**LISTING:**
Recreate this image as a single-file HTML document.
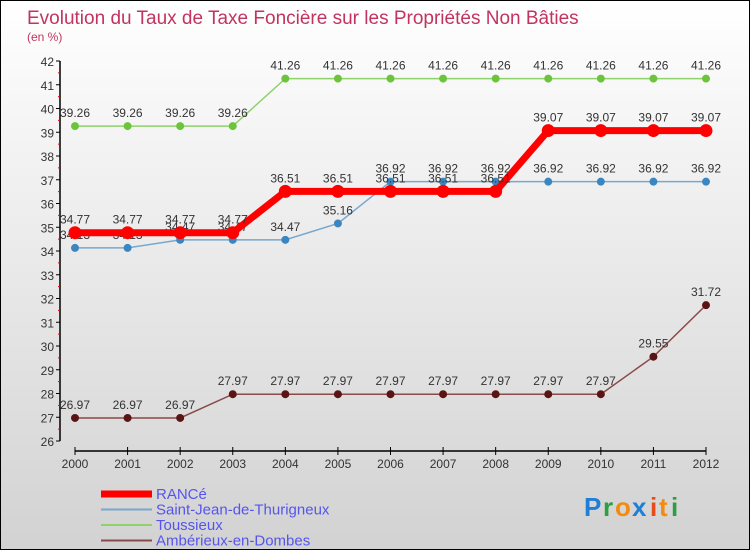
<!DOCTYPE html>
<html><head><meta charset="utf-8"><style>
html,body{margin:0;padding:0}
body{width:750px;height:550px;overflow:hidden;font-family:"Liberation Sans",sans-serif}
#wrap{position:relative;width:748px;height:548px;border:1px solid #000;background:linear-gradient(#ffffff,#d2d2d2)}
svg text{font-family:"Liberation Sans",sans-serif}
</style></head><body>
<div id="wrap">
<svg id="chart" width="748" height="548">
<text x="26" y="23" font-size="19" fill="#c2345f">Evolution du Taux de Taxe Foncière sur les Propriétés Non Bâties</text>
<text x="26" y="40" font-size="12" fill="#c2345f">(en %)</text>
<g id="axes"></g><g id="series"></g><g id="legend"></g>
<g font-size="26" font-weight="bold">
<text x="583" y="515" fill="#1f7fd6">P</text><text x="602" y="515" fill="#2aa040">r</text><text x="614" y="515" fill="#f28c10">o</text><text x="631" y="515" fill="#1f7fd6">x</text><text x="649" y="515" fill="#e84a1a">i</text><text x="658" y="515" fill="#f28c10">t</text><text x="670" y="515" fill="#2aa040">i</text>
</g>
</svg></div>
<script>
const years=[2000,2001,2002,2003,2004,2005,2006,2007,2008,2009,2010,2011,2012];
const yTicks=[26,27,28,29,30,31,32,33,34,35,36,37,38,39,40,41,42];
const rance=[34.77,34.77,34.77,34.77,36.51,36.51,36.51,36.51,36.51,39.07,39.07,39.07,39.07];
const saintJean=[34.13,34.13,34.47,34.47,34.47,35.16,36.92,36.92,36.92,36.92,36.92,36.92,36.92];
const toussieux=[39.26,39.26,39.26,39.26,41.26,41.26,41.26,41.26,41.26,41.26,41.26,41.26,41.26];
const amberieux=[26.97,26.97,26.97,27.97,27.97,27.97,27.97,27.97,27.97,27.97,27.97,29.55,31.72];
const names=["RANCé","Saint-Jean-de-Thurigneux","Toussieux","Ambérieux-en-Dombes"];
const NS="http://www.w3.org/2000/svg";
const X=i=>74+i*(705-74)/(years.length-1);
const Y=v=>440-(v-26)*(380/16);
function mk(t,a,p){const e=document.createElementNS(NS,t);for(const k in a)e.setAttribute(k,a[k]);p.appendChild(e);return e;}
const ax=document.getElementById('axes');
let yl=mk('line',{x1:59,y1:Y(42),x2:59,y2:Y(26),stroke:'#000','stroke-width':1.5},ax);


yTicks.forEach(v=>{
 let t=mk('line',{x1:55,y1:Y(v),x2:59,y2:Y(v),stroke:'#000'},ax);
 
 
 if(v<42){let h=mk('line',{x1:57,y1:Y(v+0.5),x2:59,y2:Y(v+0.5),stroke:'#e00'},ax);
 
 }
 let l=mk('text',{x:53,y:Y(v)+5,'text-anchor':'end','font-size':12,fill:'#333'},ax);
 l.textContent=v;
 
 
});
let xl=mk('line',{x1:74,y1:450,x2:705,y2:450,stroke:'#000','stroke-width':1.5},ax);


years.forEach((yr,i)=>{
 let t=mk('line',{x1:X(i),y1:446,x2:X(i),y2:454,stroke:'#000'},ax);
 
 
 let l=mk('text',{x:X(i),y:467,'text-anchor':'middle','font-size':12,fill:'#333'},ax);
 l.textContent=yr;
 
 
});
const sg=document.getElementById('series');
const defs=[[toussieux,'#8fd16a','#6cc43c',1.5,4,'toussieux'],[saintJean,'#79a8cc','#3b86c0',1.5,4,'saint-jean'],[amberieux,'#8a4a4a','#5a1414',1.5,4,'amberieux'],[rance,'#ff0000','#ff0000',7,6.5,'rance']];
defs.forEach(([d,lc,pc,w,r,n])=>{
 let p=mk('polyline',{points:d.map((v,i)=>X(i)+','+Y(v)).join(' '),fill:'none',stroke:lc,'stroke-width':w},sg);
 
 
 d.forEach((v,i)=>{
  let c=mk('circle',{cx:X(i),cy:Y(v),r:r,fill:pc},sg);
  
  
  let l=mk('text',{x:X(i),y:Y(v)-9,'text-anchor':'middle','font-size':12,fill:'#333'},sg);
  l.textContent=v.toFixed(2);
  
  
 });
});
const lg=document.getElementById('legend');
const lcols=['#ff0000','#79a8cc','#8fd16a','#8a4a4a'],lw=[7,2,2,2];
names.forEach((n,i)=>{
 const y=493+i*15.5;
 let s=mk('line',{x1:100,y1:y,x2:151,y2:y,stroke:lcols[i],'stroke-width':lw[i]},lg);
 
 
 let t=mk('text',{x:155,y:y+5,'font-size':15,fill:'#5555ee'},lg);
 t.textContent=n;
 
 
});
</script>
</body></html>
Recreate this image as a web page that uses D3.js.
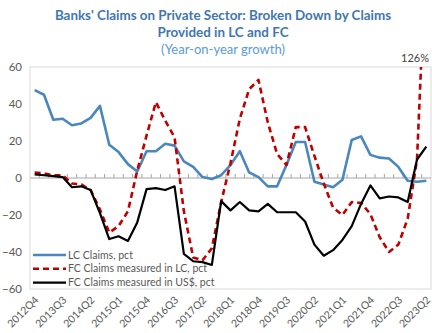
<!DOCTYPE html>
<html>
<head>
<meta charset="utf-8">
<script src="https://cdn.jsdelivr.net/npm/d3@7"></script>
<style>
  html, body { margin: 0; padding: 0; background: #fff; }
  svg { display: block; }
</style>
</head>
<body>
<svg id="chart" width="432" height="333"></svg>
<script>
// Quarterly periods
const quarters = [
  "2012Q4","2013Q1","2013Q2","2013Q3","2013Q4","2014Q1","2014Q2","2014Q3","2014Q4",
  "2015Q1","2015Q2","2015Q3","2015Q4","2016Q1","2016Q2","2016Q3","2016Q4",
  "2017Q1","2017Q2","2017Q3","2017Q4","2018Q1","2018Q2","2018Q3","2018Q4",
  "2019Q1","2019Q2","2019Q3","2019Q4","2020Q1","2020Q2","2020Q3","2020Q4",
  "2021Q1","2021Q2","2021Q3","2021Q4","2022Q1","2022Q2","2022Q3","2022Q4",
  "2023Q1","2023Q2"
];

// Year-on-year growth, percent
const lcClaims = [
  47.5, 45, 31.5, 32, 28.5, 29.5, 32.5, 39, 18, 14, 7.5, 3.5, 14.5, 14.5, 18.5, 17.5, 9,
  6, 0.5, -0.5, 1.5, 7, 14.5, 3, 0.5, -4.5, -4.5, 7, 19.5, 19.5, -2, -3.5, -5,
  -1, 20.5, 22.5, 12.5, 11, 10.5, 6, -1.5, -2, -1.5
];
const fcClaimsLC = [
  3, 2.5, 1.5, 1.5, -3, -3.5, -6.5, -17, -29.5, -26, -18, 4, 23, 41, 31, 22, -18,
  -43, -44.5, -38, -13, 8, 32, 48, 53, 30, 13, 7, 27.5, 27.5, 12, -3, -16,
  -20, -13, -13.5, -19.5, -32, -40, -36, -22, 10, 126
];
const fcClaimsUSD = [
  2, 1.5, 1, 0.5, -5, -4.5, -6.5, -19, -33, -31.5, -34, -24, -6, -5.5, -6.5, -4.5, -41,
  -45, -45.5, -47, -12.5, -17.5, -13, -17.5, -18, -14, -18.5, -18.5, -18.5, -23.5, -36, -42, -39,
  -33.5, -26, -14, -4, -11, -10, -10.5, -13, 10, 17
];

const yTicks = [-60, -40, -20, 0, 20, 40, 60];
const seriesNames = [
  "LC Claims, pct",
  "FC Claims measured in LC, pct",
  "FC Claims measured in US$, pct"
];

const svg = d3.select("#chart");
const plot = { left: 30, right: 431, top: 67, bottom: 289 };

const x = d3.scaleBand().domain(quarters).range([plot.left, plot.right]).padding(0);
const xc = q => x(q) + x.bandwidth() / 2;
const y = d3.scaleLinear().domain([-60, 60]).range([plot.bottom, plot.top]);

// Titles
const titleFont = "Lato, 'Open Sans', sans-serif";
svg.append("text").attr("x", 223).attr("y", 20).attr("text-anchor", "middle")
  .attr("font-family", titleFont).attr("font-weight", "bold").attr("font-size", 13.4)
  .attr("fill", "#3f77b0")
  .text("Banks' Claims on Private Sector: Broken Down by Claims");
svg.append("text").attr("x", 223).attr("y", 37).attr("text-anchor", "middle")
  .attr("font-family", titleFont).attr("font-weight", "bold").attr("font-size", 13.4)
  .attr("fill", "#3f77b0")
  .text("Provided in LC and FC");
svg.append("text").attr("x", 223).attr("y", 54).attr("text-anchor", "middle")
  .attr("font-family", titleFont).attr("font-size", 13)
  .attr("fill", "#5b9bd5")
  .text("(Year-on-year growth)");

// Plot frame
svg.append("rect")
  .attr("x", plot.left).attr("y", plot.top)
  .attr("width", plot.right - plot.left).attr("height", plot.bottom - plot.top)
  .attr("fill", "none").attr("stroke", "#d9d9d9").attr("stroke-width", 1);

// Y tick labels
const yAxis = svg.append("g").attr("transform", `translate(${plot.left - 8},0)`)
  .call(d3.axisLeft(y).tickValues(yTicks).tickSize(0).tickPadding(0));
yAxis.select(".domain").remove();
yAxis.selectAll("text")
  .attr("font-family", titleFont).attr("font-size", 11.5).attr("fill", "#595959");

// Zero line with category ticks
const zeroAxis = svg.append("g").attr("transform", `translate(0,${y(0)})`);
zeroAxis.append("line")
  .attr("x1", plot.left).attr("x2", plot.right)
  .attr("stroke", "#a6a6a6").attr("stroke-width", 1);
zeroAxis.selectAll("line.tick")
  .data(quarters.slice(1))
  .join("line").attr("class", "tick")
  .attr("x1", d => x(d)).attr("x2", d => x(d))
  .attr("y1", 0).attr("y2", -4)
  .attr("stroke", "#a6a6a6").attr("stroke-width", 1);

// X labels along the bottom, every third quarter
svg.append("g").selectAll("text")
  .data(quarters.filter((q, i) => i % 3 === 0))
  .join("text")
  .attr("transform", d => `translate(${xc(d) + 2},${plot.bottom + 9}) rotate(-45)`)
  .attr("text-anchor", "end")
  .attr("dy", "0.35em")
  .attr("font-family", titleFont).attr("font-size", 10.5).attr("fill", "#595959")
  .text(d => d);

// Series lines, clipped to the plot area
svg.append("clipPath").attr("id", "plot-clip")
  .append("rect")
  .attr("x", plot.left).attr("y", plot.top)
  .attr("width", plot.right - plot.left).attr("height", plot.bottom - plot.top);

const lines = svg.append("g").attr("clip-path", "url(#plot-clip)");
const lineGen = vals => d3.line()
  .x((d, i) => xc(quarters[i]))
  .y(d => y(d))(vals);

const series = [
  { values: lcClaims, color: "#4a87bd", width: 2.6, dash: null },
  { values: fcClaimsLC, color: "#c00000", width: 2.6, dash: "6,4" },
  { values: fcClaimsUSD, color: "#000000", width: 2.2, dash: null }
];

series.forEach(s => {
  lines.append("path")
    .attr("d", lineGen(s.values))
    .attr("fill", "none")
    .attr("stroke", s.color)
    .attr("stroke-width", s.width)
    .attr("stroke-linejoin", "round")
    .attr("stroke-dasharray", s.dash);
});

// Off-scale value label for the last quarter
svg.append("text")
  .attr("x", 429).attr("y", 62)
  .attr("text-anchor", "end")
  .attr("font-family", titleFont).attr("font-size", 11).attr("fill", "#404040")
  .text(d3.format(".0f")(fcClaimsLC[fcClaimsLC.length - 1]) + "%");

// Legend
const legend = svg.append("g").attr("transform", "translate(31,255)");
seriesNames.forEach((name, i) => {
  const s = series[i];
  const g = legend.append("g").attr("transform", `translate(0,${i * 13.8})`);
  g.append("line")
    .attr("x1", 2).attr("x2", 35).attr("y1", 0).attr("y2", 0)
    .attr("stroke", s.color).attr("stroke-width", s.width)
    .attr("stroke-dasharray", s.dash);
  g.append("text")
    .attr("x", 37).attr("y", 0).attr("dy", "0.35em")
    .attr("font-family", titleFont).attr("font-size", 10.5).attr("fill", "#595959")
    .text(name);
});
</script>
</body>
</html>
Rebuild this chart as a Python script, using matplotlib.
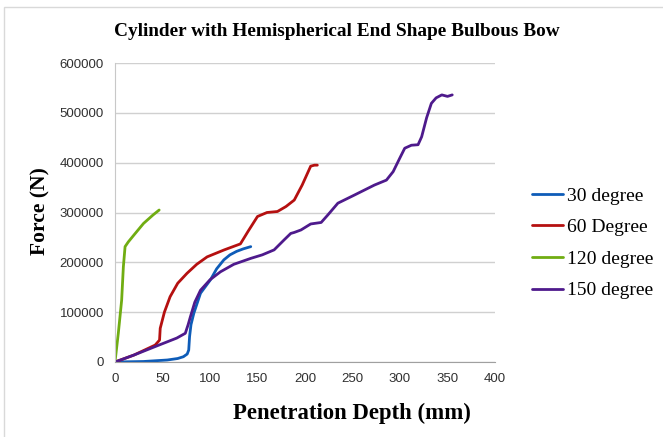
import matplotlib
matplotlib.use("Agg")
import matplotlib.pyplot as plt
from matplotlib.patches import Rectangle

# Data
x30 = [0, 30, 55, 66, 72, 76, 77.6, 78.5, 80, 83, 90, 100.5, 107, 114.6, 121, 128, 135, 142.9]
y30 = [0, 1000, 4000, 7000, 10600, 16000, 24000, 51000, 75000, 98000, 138000, 165000, 187000, 205000, 215000, 222000, 227000, 231500]

x60 = [0, 20, 42.3, 46.9, 47.6, 52, 58, 66, 75.8, 86, 97, 115, 132, 140, 150, 160, 171, 180, 188.7, 197, 206, 210, 213]
y60 = [0, 14000, 34000, 44000, 67600, 100000, 131000, 158000, 178000, 196000, 211000, 225000, 237000, 262000, 292000, 300000, 302000, 312000, 325000, 355000, 393000, 395000, 395000]

x120 = [0, 3.5, 7, 8.8, 10.6, 14, 20, 30, 40, 46.5]
y120 = [0, 58000, 124000, 191000, 231500, 241000, 255000, 278000, 295000, 305000]

x150 = [0, 20, 45, 65, 74, 77, 79.4, 84, 90, 100, 111, 125, 143, 155, 167.5, 178, 185, 188.7, 195.8, 206, 217, 224, 234.6, 252, 273, 285.7, 292.8, 300, 305, 312, 319, 322.8, 328, 333, 338, 344, 350, 355]
y150 = [0, 14000, 33000, 48000, 57600, 75000, 91000, 120000, 144000, 165000, 181000, 196000, 208000, 215000, 225000, 245000, 258000, 260000, 265000, 277000, 280000, 295000, 318700, 335000, 355000, 365000, 382000, 410000, 429000, 435000, 436000, 452000, 490000, 519000, 530000, 536000, 533000, 536000]

labels = ["30 degree", "60 Degree", "120 degree", "150 degree"]
colors = ["#0E5CB8", "#B51010", "#70AD12", "#4E1A8C"]

fig = plt.figure(figsize=(6.63, 4.37), dpi=100)
W, H = 663, 437
ax = fig.add_axes([115 / W, 1 - 362 / H, (495 - 115) / W, (362 - 63) / H])

series = [(x30, y30), (x60, y60), (x120, y120), (x150, y150)]
for (xs, ys), lab, c in zip(series, labels, colors):
    ax.plot(xs, ys, color=c, lw=2, label=lab, solid_joinstyle="round", solid_capstyle="round")

ax.set_xlim(0, 400)
ax.set_ylim(0, 600000)
ax.set_xticks(range(0, 401, 50))
ax.set_yticks(range(0, 600001, 100000))
ax.grid(axis="y", color="#D0D0D0", lw=1)
ax.set_axisbelow(True)
for s in ["top", "right"]:
    ax.spines[s].set_visible(False)
ax.spines["left"].set_color("#C8C8C8")
ax.spines["bottom"].set_color("#A0A0A0")
ax.tick_params(length=0, labelsize=9.5, labelcolor="#303030", pad=8)
for t in ax.get_xticklabels() + ax.get_yticklabels():
    t.set_family("Liberation Sans")

serif = "Liberation Serif"
fig.text(337 / W, 1 - 32 / H, "Cylinder with Hemispherical End Shape Bulbous Bow",
         ha="center", va="center", family=serif, weight="bold", fontsize=13.9)
fig.text(352 / W, 1 - 413 / H, "Penetration Depth (mm)", ha="center", va="center",
         family=serif, weight="bold", fontsize=16.4)
fig.text(40 / W, 1 - 211 / H, "Force (N)", ha="center", va="center", rotation=90,
         family=serif, weight="bold", fontsize=15.5)

leg = fig.legend(loc="upper left", bbox_to_anchor=(532 / W, 1 - 187 / H), frameon=False,
                 prop={"family": serif, "size": 14}, handlelength=1.6, handletextpad=0.2,
                 labelspacing=0.72, borderaxespad=0, borderpad=0)

fig.patches.append(Rectangle((4 / W, -0.1), 1.2, 1 - 7 / H + 0.1, transform=fig.transFigure,
                             fill=False, edgecolor="#D9D9D9", lw=1))

fig.savefig("out.png", dpi=100)
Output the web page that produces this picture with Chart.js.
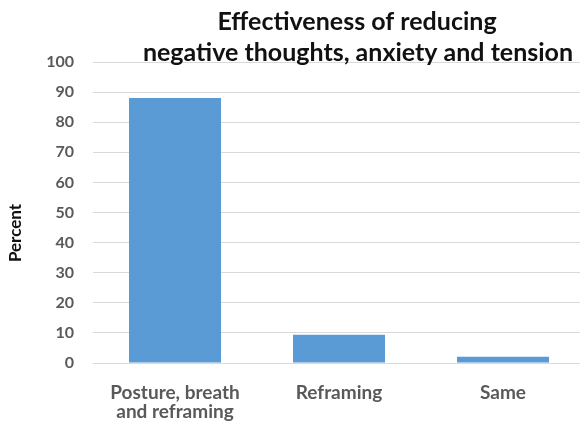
<!DOCTYPE html>
<html>
<head>
<meta charset="utf-8">
<script src="https://cdn.jsdelivr.net/npm/chart.js@4/dist/chart.umd.min.js"></script>
<style>
  html, body { margin: 0; padding: 0; background: #fff; overflow: hidden; }
  #wrap { position: relative; width: 590px; height: 425px; }
</style>
</head>
<body>
<div id="wrap"><canvas id="chart"></canvas></div>
<script>
// Share of participants reporting reduced negative thoughts, anxiety and tension
const categories = [["Posture, breath", "and reframing"], "Reframing", "Same"];
const percentValues = [88, 9.4, 2.1];
const yTickValues = [0, 10, 20, 30, 40, 50, 60, 70, 80, 90, 100];
const titleLines = ["Effectiveness of reducing", "negative thoughts, anxiety and tension"];
const yAxisTitle = "Percent";

const FONT = "Lato, 'Open Sans', 'Liberation Sans', sans-serif";

// Two-line heading and the vertical axis caption, placed by hand
const headingPlugin = {
  id: "heading",
  afterDraw(chart) {
    const ctx = chart.ctx;
    ctx.save();
    ctx.fillStyle = "#111111";
    ctx.textAlign = "center";
    ctx.textBaseline = "alphabetic";
    ctx.font = "bold 25px " + FONT;
    ctx.fillText(titleLines[0], 357, 30);
    ctx.fillText(titleLines[1], 358, 61);

    ctx.font = "bold 17px " + FONT;
    ctx.translate(16, 233);
    ctx.rotate(-Math.PI / 2);
    ctx.textBaseline = "middle";
    ctx.fillText(yAxisTitle, 0, 0);
    ctx.restore();
  }
};

new Chart(document.getElementById("chart"), {
  type: "bar",
  data: {
    labels: categories,
    datasets: [{
      data: percentValues,
      backgroundColor: "#5B9BD5",
      borderWidth: 0,
      categoryPercentage: 1.0,
      barPercentage: 0.561
    }]
  },
  options: {
    responsive: true,
    maintainAspectRatio: false,
    animation: false,
    layout: { padding: { top: 62, right: 5, left: 0, bottom: 0 } },
    plugins: {
      legend: { display: false },
      title: { display: false },
      tooltip: { enabled: false }
    },
    scales: {
      x: {
        grid: { display: false, drawTicks: false },
        border: { display: false },
        ticks: {
          color: "#595959",
          font: { family: FONT, size: 19, weight: "bold", lineHeight: 1.0 },
          padding: 20,
          maxRotation: 0,
          autoSkip: false
        },
        afterFit(scale) { scale.height = 62; }
      },
      y: {
        min: 0,
        max: 100,
        grid: { color: "#D9D9D9", lineWidth: 1, drawTicks: false },
        border: { display: false },
        afterBuildTicks(scale) { scale.ticks = yTickValues.map(v => ({ value: v })); },
        ticks: {
          color: "#595959",
          font: { family: FONT, size: 16, weight: "bold" },
          padding: 19
        },
        afterFit(scale) { scale.width = 93; }
      }
    }
  },
  plugins: [headingPlugin]
});
</script>
</body>
</html>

**PROBLEM DESCRIPTION:**
In the listing above, find the line with "Rebuild this chart" and the line with "278000, 295000, 305000]". Set down both and every line between them, minus the pictures.

**FINISHED ANSWER:**
Rebuild this chart as a Python script, using matplotlib.
import matplotlib
matplotlib.use("Agg")
import matplotlib.pyplot as plt
from matplotlib.patches import Rectangle

# Data
x30 = [0, 30, 55, 66, 72, 76, 77.6, 78.5, 80, 83, 90, 100.5, 107, 114.6, 121, 128, 135, 142.9]
y30 = [0, 1000, 4000, 7000, 10600, 16000, 24000, 51000, 75000, 98000, 138000, 165000, 187000, 205000, 215000, 222000, 227000, 231500]

x60 = [0, 20, 42.3, 46.9, 47.6, 52, 58, 66, 75.8, 86, 97, 115, 132, 140, 150, 160, 171, 180, 188.7, 197, 206, 210, 213]
y60 = [0, 14000, 34000, 44000, 67600, 100000, 131000, 158000, 178000, 196000, 211000, 225000, 237000, 262000, 292000, 300000, 302000, 312000, 325000, 355000, 393000, 395000, 395000]

x120 = [0, 3.5, 7, 8.8, 10.6, 14, 20, 30, 40, 46.5]
y120 = [0, 58000, 124000, 191000, 231500, 241000, 255000, 278000, 295000, 305000]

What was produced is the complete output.